Helene was moving rapidly inland after making landfall, with the centre of the storm set to race from southern to northern Georgia next. The risk of tornadoes also would continue overnight and into the morning across north and central Florida, Georgia, South Carolina and southern North Carolina, forecasters said. Later Friday, there would be the risk of tornadoes in Virginia

Beyond Florida, up to 25 centimetres of rain had fallen in the North Carolina mountains, with up to 36cm more possible before the deluge ends, setting the stage for flooding that forecasters warned could be worse than anything seen in the past century.

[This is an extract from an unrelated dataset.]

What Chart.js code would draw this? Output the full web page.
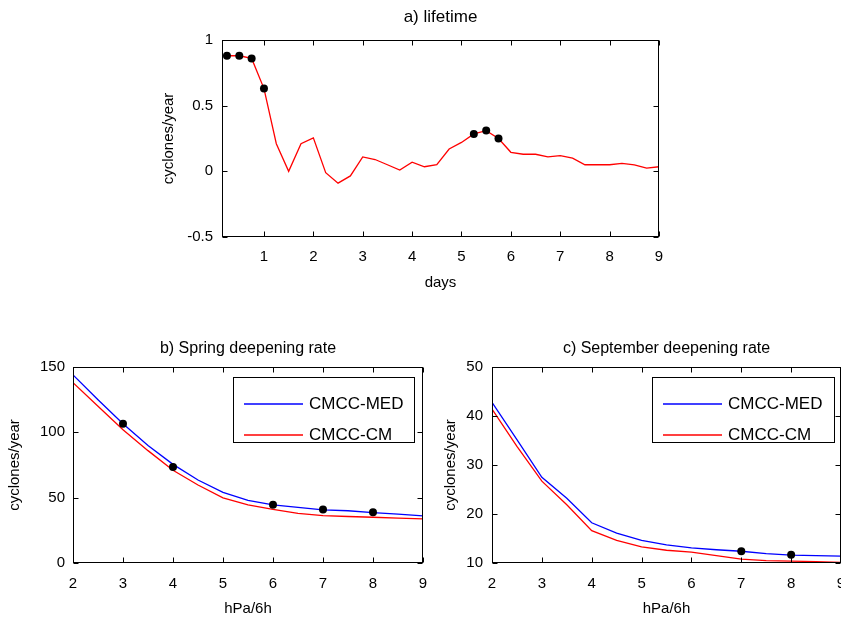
<!DOCTYPE html>
<html>
<head>
<meta charset="utf-8">
<script src="https://cdn.jsdelivr.net/npm/chart.js@4.4.1/dist/chart.umd.min.js"></script>
<style>
  html, body { margin: 0; padding: 0; background: #fff; overflow: hidden; }
  body { position: relative; width: 841px; height: 621px; }
  .panel { position: absolute; }
</style>
</head>
<body>
<div class="panel" style="left:150px; top:0px;"><canvas id="chartLifetime" width="520" height="300"></canvas></div>
<div class="panel" style="left:0px; top:330px;"><canvas id="chartSpring" width="430" height="291"></canvas></div>
<div class="panel" style="left:420px; top:330px;"><canvas id="chartSeptember" width="430" height="291"></canvas></div>

<script>
// === DADOS ===
// a) lifetime (passo de 6 h)
const lifetimeDays = [0.25, 0.5, 0.75, 1, 1.25, 1.5, 1.75, 2, 2.25, 2.5, 2.75, 3,
  3.25, 3.5, 3.75, 4, 4.25, 4.5, 4.75, 5, 5.25, 5.5, 5.75, 6,
  6.25, 6.5, 6.75, 7, 7.25, 7.5, 7.75, 8, 8.25, 8.5, 8.75, 9];
const lifetimeRate = [0.88, 0.88, 0.86, 0.63, 0.21, 0.00, 0.21, 0.255, -0.01, -0.09, -0.035, 0.11,
  0.09, 0.05, 0.01, 0.07, 0.035, 0.05, 0.17, 0.22, 0.285, 0.31, 0.25, 0.145,
  0.13, 0.13, 0.11, 0.12, 0.10, 0.05, 0.05, 0.05, 0.06, 0.05, 0.025, 0.035];
const lifetimeDotDays = [0.25, 0.5, 0.75, 1, 5.25, 5.5, 5.75];
const lifetimeDotRate = lifetimeDotDays.map(d => lifetimeRate[lifetimeDays.indexOf(d)]);
const lifetimeXTicks = [1, 2, 3, 4, 5, 6, 7, 8, 9];
const lifetimeYTicks = [-0.5, 0, 0.5, 1];

// b) e c) deepening rate
const deepRate = [2, 2.5, 3, 3.5, 4, 4.5, 5, 5.5, 6, 6.5, 7, 7.5, 8, 8.5, 9];
const springMed = [144, 125, 106.5, 90, 75.5, 63.5, 54, 48, 44.5, 42.5, 40.7, 40, 38.6, 37.4, 36];
const springCm  = [138, 120, 102, 86, 71, 59.7, 49.8, 44.5, 41, 38, 36.3, 35.6, 35, 34.3, 33.8];
const springDotRate = [3, 4, 6, 7, 8];
const springDotVal  = [106.5, 73.5, 44.5, 41, 38.8];
const springYTicks = [0, 50, 100, 150];

const septMed = [42.8, 35.2, 27.5, 23.2, 18.2, 16.1, 14.6, 13.7, 13.1, 12.7, 12.4, 11.9, 11.6, 11.5, 11.4];
const septCm  = [41.4, 33.8, 26.7, 21.9, 16.6, 14.6, 13.3, 12.6, 12.2, 11.5, 10.8, 10.5, 10.4, 10.3, 10.1];
const septDotRate = [7, 8];
const septDotVal  = [12.4, 11.7];
const septYTicks = [10, 20, 30, 40, 50];

const deepXTicks = [2, 3, 4, 5, 6, 7, 8, 9];

const pts = (xs, ys) => xs.map((x, i) => ({ x: x, y: ys[i] }));

// === ESTILO GERAL ===
Chart.defaults.font.family = "'Liberation Sans', Arial, sans-serif";
Chart.defaults.font.size = 15;
Chart.defaults.color = "#000";
Chart.defaults.animation = false;

// moldura + ticks para dentro (estilo matlab)
const matlabFrame = {
  id: "matlabFrame",
  afterDatasetsDraw(chart) {
    const { ctx, chartArea: a, scales } = chart;
    const L = Math.round(a.left) + 0.5, R = Math.round(a.right) - 0.5;
    const T = Math.round(a.top) + 0.5, B = Math.round(a.bottom) - 0.5;
    ctx.save();
    ctx.strokeStyle = "#000";
    ctx.lineWidth = 1;
    ctx.beginPath();
    scales.x.ticks.forEach(t => {
      const px = Math.round(scales.x.getPixelForValue(t.value)) + 0.5;
      ctx.moveTo(px, B); ctx.lineTo(px, B - 5);
      ctx.moveTo(px, T); ctx.lineTo(px, T + 5);
    });
    scales.y.ticks.forEach(t => {
      const py = Math.round(scales.y.getPixelForValue(t.value)) + 0.5;
      ctx.moveTo(L, py); ctx.lineTo(L + 5, py);
      ctx.moveTo(R, py); ctx.lineTo(R - 5, py);
    });
    ctx.stroke();
    ctx.strokeRect(L, T, R - L, B - T);
    ctx.restore();
  }
};

// legenda em caixa dentro do gráfico
const boxLegend = {
  id: "boxLegend",
  afterDraw(chart, args, opts) {
    if (!opts.show) return;
    const { ctx, chartArea: a } = chart;
    const x0 = a.left + opts.x, y0 = a.top + opts.y;
    const items = chart.data.datasets.filter(d => d.label);
    ctx.save();
    ctx.fillStyle = "#fff";
    ctx.fillRect(x0, y0, opts.w, opts.h);
    ctx.strokeStyle = "#000";
    ctx.lineWidth = 1;
    ctx.strokeRect(Math.round(x0) + 0.5, Math.round(y0) + 0.5, opts.w, opts.h);
    ctx.font = "17px 'Liberation Sans', Arial, sans-serif";
    ctx.textBaseline = "middle";
    items.forEach((d, i) => {
      const y = y0 + opts.rowY[i];
      ctx.strokeStyle = d.borderColor;
      ctx.lineWidth = 1.4;
      ctx.beginPath();
      ctx.moveTo(x0 + 11, y); ctx.lineTo(x0 + 70, y);
      ctx.stroke();
      ctx.fillStyle = "#000";
      ctx.fillText(d.label, x0 + 76, y);
    });
    ctx.restore();
  }
};

function axisOpts(o) {
  return {
    type: "linear",
    min: o.min, max: o.max,
    grid: { display: false, drawTicks: false },
    border: { display: false },
    ticks: { stepSize: o.step, padding: o.tickPad, color: "#000", callback: v => String(v) },
    title: { display: true, text: o.title, color: "#000", padding: o.titlePad },
    afterFit: s => {
      if (s.isHorizontal()) { s.height = o.size; s.paddingLeft = 0; s.paddingRight = 0; }
      else { s.width = o.size; s.paddingTop = 0; s.paddingBottom = 0; }
    },
    afterBuildTicks: s => { s.ticks = o.ticks.map(v => ({ value: v })); }
  };
}

function dotSet(xs, ys) {
  return { type: "scatter", data: pts(xs, ys), order: 0,
    pointRadius: 4, pointBackgroundColor: "#000", pointBorderWidth: 0, showLine: false };
}

function lineSet(label, xs, ys, color, order) {
  return { type: "line", label: label, data: pts(xs, ys), order: order,
    borderColor: color, borderWidth: 1.3, pointRadius: 0, tension: 0, fill: false };
}

// === GRÁFICO a) lifetime ===
new Chart(document.getElementById("chartLifetime"), {
  type: "line",
  data: {
    datasets: [
      dotSet(lifetimeDotDays, lifetimeDotRate),
      lineSet(null, lifetimeDays, lifetimeRate, "#ff0000", 1)
    ]
  },
  options: {
    responsive: false,
    layout: { padding: { left: 0, right: 11, top: 0, bottom: 0 } },
    plugins: {
      legend: { display: false },
      tooltip: { enabled: false },
      title: { display: true, text: "a) lifetime", fullSize: false, color: "#000",
        font: { size: 17, weight: "normal" }, padding: { top: 7, bottom: 12.6 } },
      boxLegend: { show: false }
    },
    scales: {
      x: axisOpts({ min: 0.15, max: 9, step: 1, ticks: lifetimeXTicks, tickPad: 11,
        title: "days", titlePad: { top: 0, bottom: 8 }, size: 63 }),
      y: axisOpts({ min: -0.5, max: 1, step: 0.5, ticks: lifetimeYTicks, tickPad: 9,
        title: "cyclones/year", titlePad: { top: 10, bottom: 0 }, size: 72 })
    }
  },
  plugins: [matlabFrame, boxLegend]
});

// === GRÁFICO b) Spring ===
new Chart(document.getElementById("chartSpring"), {
  type: "line",
  data: {
    datasets: [
      dotSet(springDotRate, springDotVal),
      lineSet("CMCC-MED", deepRate, springMed, "#0000ff", 1),
      lineSet("CMCC-CM", deepRate, springCm, "#ff0000", 2)
    ]
  },
  options: {
    responsive: false,
    layout: { padding: { left: 0, right: 7, top: 0, bottom: 0 } },
    plugins: {
      legend: { display: false },
      tooltip: { enabled: false },
      title: { display: true, text: "b) Spring deepening rate", fullSize: false, color: "#000",
        font: { size: 16, weight: "normal" }, padding: { top: 8.7, bottom: 9.1 } },
      boxLegend: { show: true, x: 160, y: 10, w: 181, h: 65, rowY: [27, 58] }
    },
    scales: {
      x: axisOpts({ min: 2, max: 9, step: 1, ticks: deepXTicks, tickPad: 12,
        title: "hPa/6h", titlePad: { top: 0, bottom: 3 }, size: 58 }),
      y: axisOpts({ min: 0, max: 150, step: 50, ticks: springYTicks, tickPad: 8,
        title: "cyclones/year", titlePad: { top: 6, bottom: 0 }, size: 73 })
    }
  },
  plugins: [matlabFrame, boxLegend]
});

// === GRÁFICO c) September ===
new Chart(document.getElementById("chartSeptember"), {
  type: "line",
  data: {
    datasets: [
      dotSet(septDotRate, septDotVal),
      lineSet("CMCC-MED", deepRate, septMed, "#0000ff", 1),
      lineSet("CMCC-CM", deepRate, septCm, "#ff0000", 2)
    ]
  },
  options: {
    responsive: false,
    layout: { padding: { left: 0, right: 9, top: 0, bottom: 0 } },
    plugins: {
      legend: { display: false },
      tooltip: { enabled: false },
      title: { display: true, text: "c) September deepening rate", fullSize: false, color: "#000",
        font: { size: 16, weight: "normal" }, padding: { top: 8.7, bottom: 9.1 } },
      boxLegend: { show: true, x: 160, y: 10, w: 182, h: 65, rowY: [27, 58] }
    },
    scales: {
      x: axisOpts({ min: 2, max: 9, step: 1, ticks: deepXTicks, tickPad: 12,
        title: "hPa/6h", titlePad: { top: 0, bottom: 3 }, size: 58 }),
      y: axisOpts({ min: 10, max: 50, step: 10, ticks: septYTicks, tickPad: 9,
        title: "cyclones/year", titlePad: { top: 22, bottom: 0 }, size: 72 })
    }
  },
  plugins: [matlabFrame, boxLegend]
});
</script>
</body>
</html>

Heavy rains began falling and winds were picking up earlier in Valdosta, Georgia, near the Florida state line. The weather service said more than a dozen Georgia counties could see hurricane-force winds exceeding 177km/h

In south Georgia, two people were killed when a possible tornado struck a mobile home,

The storm made landfall in the sparsely populated Big Bend area, home to fishing villages and vacation hideaways where Florida’s Panhandle and peninsula meet.

Many were heeding the mandatory evacuation orders that stretched from the Panhandle south along the Gulf Coast in low-lying areas around Tallahassee, Gainesville, Cedar Key, Lake City, Tampa and Sarasota.

Federal authorities staged search-and-rescue teams as the weather service forecast storm surges of up to six metres and warned they could be particularly “catastrophic and unsurvivable” in Apalachee Bay.

While Helene will likely weaken as it moves inland, damaging winds and heavy rain were expected to extend to the southern Appalachian Mountains, where landslides were possible, forecasters said. Tennessee was among the states expected to get drenched.

For Atlanta, Helene could be the worst strike on a major Southern inland city in 35 years, said University of Georgia meteorology professor Marshall Shepherd.

Helene is the eighth named storm of the Atlantic hurricane season, which began June 1. The National Oceanic and Atmospheric Administration has predicted an above-average Atlantic hurricane season this year because of record-warm ocean temperatures.